Perhaps -- and for the record, this column and this newspaper are wildly enthusiastic about legal immigration. But while Kilgore made a law-and-order case for cracking down on illegal immigration, there also is an environmental case for doing so. Waves of incoming illegal immigrants need places to live. They need cars to get around and roads to drive on. The thousands flocking to Northern Virginia are pouring in to the fastest-growing region in the country. They contribute to the significant pressure the human population puts on the ecosystem.

It was this simple fact that led the Sierra Club into a bitter fight last year over the election of its leadership and the immigration question -- and not for the first time, either. In 1998 the group split 60-40 on whether to remain neutral about immigration (which it did) or to support curbs on immigration for the environment's sake. Carl Pope, Sierra's executive director, blamed the anti-immigration movement among Sierra's membership on -- seriously -- hate. The notion that the 300,000 Sierra Club members in the minority are closet members of the Aryan Nation seems, well, implausible. It seems more likely that many members genuinely believe uncontrolled immigration conflicts with environmental stewardship.

In a recent guest column on this page, former Democratic Delegate George Grayson warned, "Continuing a porous border will see the current flood of illegals become a tidal wave." Grayson -- a former Democratic Delegate in the General Assembly who teaches Latin American studies at William and Mary -- is not exactly anyone's idea of a right-wing troglodyte.

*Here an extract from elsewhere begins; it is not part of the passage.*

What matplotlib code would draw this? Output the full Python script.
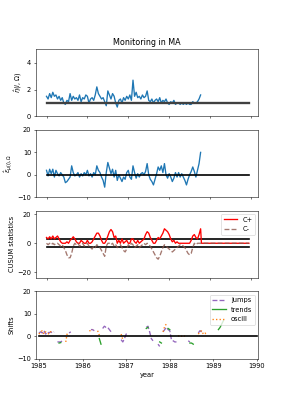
import numpy as np
import matplotlib
matplotlib.use("Agg")
import matplotlib.pyplot as plt

nan = np.nan

# ---- data (upper panels: biweekly from 1985.0) ----
eta = [1.5, 1.3, 1.7, 1.4, 1.8, 1.5, 1.6, 1.3, 1.5, 1.2, 1.4, 1.0, 0.9,
       1.2, 1.1, 1.7, 1.2, 1.5, 1.3, 1.4, 1.2, 1.6, 1.1, 1.4, 1.3, 1.6,
       1.5, 1.0, 1.3, 1.4, 1.2, 1.6, 2.2, 1.7, 1.5, 1.3, 1.4, 1.1, 0.8,
       1.9, 1.6, 1.3, 1.7, 1.5, 1.0, 0.7, 1.2, 1.3, 1.0, 1.4, 1.2, 1.5,
       1.3, 1.6, 1.2, 2.7, 1.5, 1.8, 1.4, 1.5, 1.3, 1.6, 1.4, 1.5, 1.9,
       1.2, 1.1, 1.3, 1.0, 1.2, 1.3, 1.1, 1.4, 1.0, 1.2, 1.1, 1.3, 1.0,
       0.9, 1.1, 1.0, 1.2, 0.9, 1.0, 1.0, 0.9, 1.0, 0.9, 1.0, 0.9, 1.0,
       0.9, 0.9, 1.1, 1.0, 1.0, 1.1, 1.3, 1.6]

eps = [2.0, -0.5, 2.5, 0.5, 2.5, -1.0, 2.0, 0.5, -0.5, 1.0, 0.0, -1.0,
       -3.5, -3.0, -2.0, -1.0, 4.0, 1.0, -0.5, 0.0, 1.0, -1.0, 0.5, -0.5, 1.0, 0.0,
       2.0, -0.5, 0.5, -1.0, 1.0, 0.0, 4.0, 2.0, 1.0, -1.0, -2.5, -5.5,
       1.0, 5.5, 3.0, 0.5, 2.5, -1.0, 2.0, -2.5, 0.0, -1.5, -3.0, -1.0, -2.0, 1.0,
       2.0, -1.0, -2.0, 4.0, 1.0, -1.5, 0.5, -1.0, 0.5, 1.0, 0.0, 1.5, 5.0,
       0.0, -2.0, -3.0, -4.5, -2.0, 0.5, 3.5, 2.0, 4.0, 1.0, 5.0, 0.0, -1.5,
       0.5, -1.0, -3.0, -1.5, 1.0, -1.0, 1.0, -1.0, 0.5, -1.0, -2.5, -4.5, -2.0,
       0.0, 1.5, 3.5, 1.5, -1.0, 2.0, 5.0, 10.0]

c_plus = [4, 3, 4.5, 3, 5, 3, 4, 5, 3, 1, 0, 0, 0, 1, 0, 2, 3, 4.5, 3, 1, 0, 0, 2, 1, 0, 0,
          2, 0, 0, 1, 3, 5, 7, 7, 5, 2, 0, 0, 2, 5, 8, 9.5, 8, 4, 5, 0, 2, 0, 3, 0, 1,
          2, 0, 0, 3, 3, 1, 0, 2, 0, 1, 2, 3, 6, 8, 7, 4, 2, 0, 0, 2, 4, 3, 5, 7, 10, 9, 8,
          6, 3, 1, 2, 0, 1, 0, 0, 0, 0, 0, 0, 0, 0, 2, 5, 6, 4, 3, 6, 10]

c_minus = [0, -1, 0, -1, 0, -1, 0, 0, -1, -2, -1, -3, -5, -8, -10, -10, -7, -2, 0, -1, 0, -2, -1, 0, -2, -1,
           0, -2, -3, -4, -2, -3, -1, -2, -3, -5, -7, -9, -2, 0, 0, -1, 0, -2, -1, -3, -2, -1, -3, -5, -6, -4,
           -1, -2, 0, -1, -3, -2, -1, -3, -2, -1, 0, -1, 0,
           -1, -2, -4, -6, -8, -10, -11, -9, -6, -3, -1, -2, -3,
           -4, -5, -6, -5, -4, -3, -2, -1, -1, -2, -3, -5, -7, -8, -7, -3, 0, -1, 0, 0, 0]

# ---- data (shift panel: biweekly from 1985.0) ----
jumps = [1.5, 2.0, 1.5, 2.5, 1.0, 2.0, 1.5, 2.0, 1.5, 2.0, nan, -2.5, -2.5, -2.5, -2.0, nan, nan, nan, 1.5, 2.0,
         nan, nan, nan, nan, nan, nan, nan, nan, nan, nan, nan, 3.0, 3.0, 2.5, nan, nan, nan, nan, 3.5, 4.5,
         4.0, 4.0, 3.0, 2.0, 2.0, nan, nan, nan, nan, -1.5, -2.5, -1.0, 1.0, 1.5, nan, nan, nan, nan, nan, nan,
         nan, -0.5, nan, nan, 4.0, 4.5, 2.0, -1.0, -2.0, nan, nan, -3.5, -4.5, nan, 2.0, 3.0, 4.0, 3.0, 2.5, -1.5,
         -2.0, -2.5, -2.5, nan, nan, nan, nan, nan, nan, -2.0, -2.5, nan, -3.0, nan, nan, 1.5, 2.5, 2.0, nan, nan,
         nan, nan, nan, nan, nan, nan, nan, nan, nan, nan, nan]

trends = [nan, nan, nan, nan, nan, nan, nan, nan, nan, nan, nan, nan, -3.0, -2.8, nan, nan, nan, nan, nan, nan,
          nan, nan, nan, nan, nan, nan, nan, nan, nan, nan, nan, nan, nan, nan, nan, nan, -1.0, -3.5, nan, nan,
          nan, nan, nan, nan, nan, nan, nan, nan, nan, nan, nan, nan, nan, nan, nan, nan, nan, nan, nan, nan,
          nan, nan, nan, nan, 3.5, 4.0, nan, nan, nan, nan, nan, nan, -2.5, -3.0, nan, nan, nan, 3.5, 3.0, nan,
          nan, nan, nan, nan, nan, nan, nan, nan, nan, nan, -3.0, -3.0, -3.5, nan, nan, nan, nan, nan, nan, nan,
          nan, nan, nan, nan, nan, nan, nan, 3.0, 4.0, 5.5, 7.0]

oscill = [1.0, 2.0, 2.5, 1.0, 2.0, 1.5, 1.0, 2.0, 2.5, nan, nan, nan, nan, nan, nan, nan, -2.5, 2.0, nan, nan,
          nan, nan, nan, nan, nan, nan, nan, nan, nan, nan, 2.5, 2.5, 3.0, nan, nan, 2.5, 0.5, nan, nan, nan,
          nan, nan, nan, nan, nan, nan, nan, nan, nan, 1.0, -1.5, nan, nan, nan, nan, nan, nan, nan, nan, nan,
          nan, nan, nan, nan, nan, nan, nan, nan, nan, nan, nan, nan, nan, nan, 2.0, 4.5, 5.5, nan, nan, nan,
          -1.5, nan, nan, 0.0, 0.5, 0.0, 0.5, 0.0, nan, nan, nan, nan, nan, nan, nan, 1.0, 2.0, 2.5, 1.0, 1.5,
          0.5, nan, nan, nan, nan, nan, nan, nan, nan, nan, nan]

start_year = 1985.0
end_year = 1989.95
cusum_h = 2.8
years = [1985, 1986, 1987, 1988, 1989, 1990]

t1 = start_year + np.arange(len(eta)) / 26.0
t4 = start_year + np.arange(len(jumps)) / 26.0

scale = 287 / 6.0
fig, axes = plt.subplots(4, 1, figsize=(6, 410 / scale))
fig.subplots_adjust(left=0.125, right=0.9, top=0.88, bottom=0.125, hspace=0.2)

ax1, ax2, ax3, ax4 = axes
lw = 2.0

ax1.plot(t1, eta, color='tab:blue', lw=lw)
ax1.plot([start_year, end_year], [1, 1], color='0.25', lw=3.5)
ax1.set_ylim(0, 5)
ax1.set_yticks([0, 2, 4])
ax1.set_ylabel(r'$\hat{\eta}(i,\Omega)$')
ax1.set_title('Monitoring in MA')

ax2.plot(t1, eps, color='tab:blue', lw=lw)
ax2.plot([start_year, end_year], [0, 0], color='k', lw=2.5)
ax2.set_ylim(-10, 20)
ax2.set_yticks([-10, 0, 10, 20])
ax2.set_ylabel(r'$\hat{\epsilon}_{\mu(i),\Omega}$')

tc = np.append(t1, [t1[-1] + 0.02, end_year])
cp = list(c_plus) + [0, 0]
cm = list(c_minus) + [0, 0]
ax3.plot([start_year, end_year], [cusum_h, cusum_h], color='k', lw=2.5)
ax3.plot([start_year, end_year], [-cusum_h, -cusum_h], color='k', lw=2.5)
ax3.plot(tc, cp, color='red', lw=lw, label='C+')
ax3.plot(tc, cm, color='tab:brown', ls='--', lw=lw, alpha=0.8, label='C-')
ax3.set_ylim(-24, 22.5)
ax3.set_yticks([-20, 0, 20])
ax3.set_ylabel('CUSUM statistics')
ax3.legend(loc='upper right')

for ax in (ax1, ax2, ax3):
    ax.set_xlim(1984.74, 1990.18)
    ax.set_xticks(years)
    ax.set_xticklabels([])

ax4.plot(t4, jumps, color='tab:purple', ls='--', lw=lw, label='jumps')
ax4.plot(t4, trends, color='tab:green', ls='-', lw=lw, label='trends')
ax4.plot(t4, oscill, color='tab:orange', ls=':', lw=lw, label='oscill')
ax4.plot([1985, 1990], [0, 0], color='k', lw=2.5)
ax4.set_xlim(1984.93, 1990.03)
ax4.set_xticks(years)
ax4.set_xticklabels([str(y) for y in years])
ax4.set_ylim(-10, 20)
ax4.set_yticks([-10, 0, 10, 20])
ax4.set_ylabel('Shifts')
ax4.set_xlabel('year')
ax4.legend(loc='upper right')

fig.savefig('out.png', dpi=scale)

SOMETIMES conflicting priorities divide not just groups but individuals. James W. Hazel, a member of the Game and Inland Fisheries board, said in response to the DGIF report that protecting species will take money, and "funding is probably more important than anything." Hazel -- son of Northern Virginia developer Til Hazel -- also has played a major leadership role in REGION, a group of Northern Virginia businesses and development interests that believes, in the words of The Washington Post, it is "more important to build the roads and transportation systems to support growth than impose restrictions that may threaten it." So is the state supposed to spend massively to stop habitat fragmentation or to accelerate it?

The Roanoke Times has pulled off the trifecta, editorially condemning the decline of species (it blames "greed, indifference, ignorance, parsimony, and blinding ideology" for the problem) as well as Kilgore for "latch[ing] onto nativist resentment toward immigrants" and a "woefully inadequate transportation system" that "can no longer be ignored."

In short, the public is being told that it must embark on a major new road-construction program, welcome unlimited immigration, and stop the ruinous decline in wildlife habitat -- simultaneously. That's a magic trick tough enough to frustrate Gandalf and Harry Potter combined.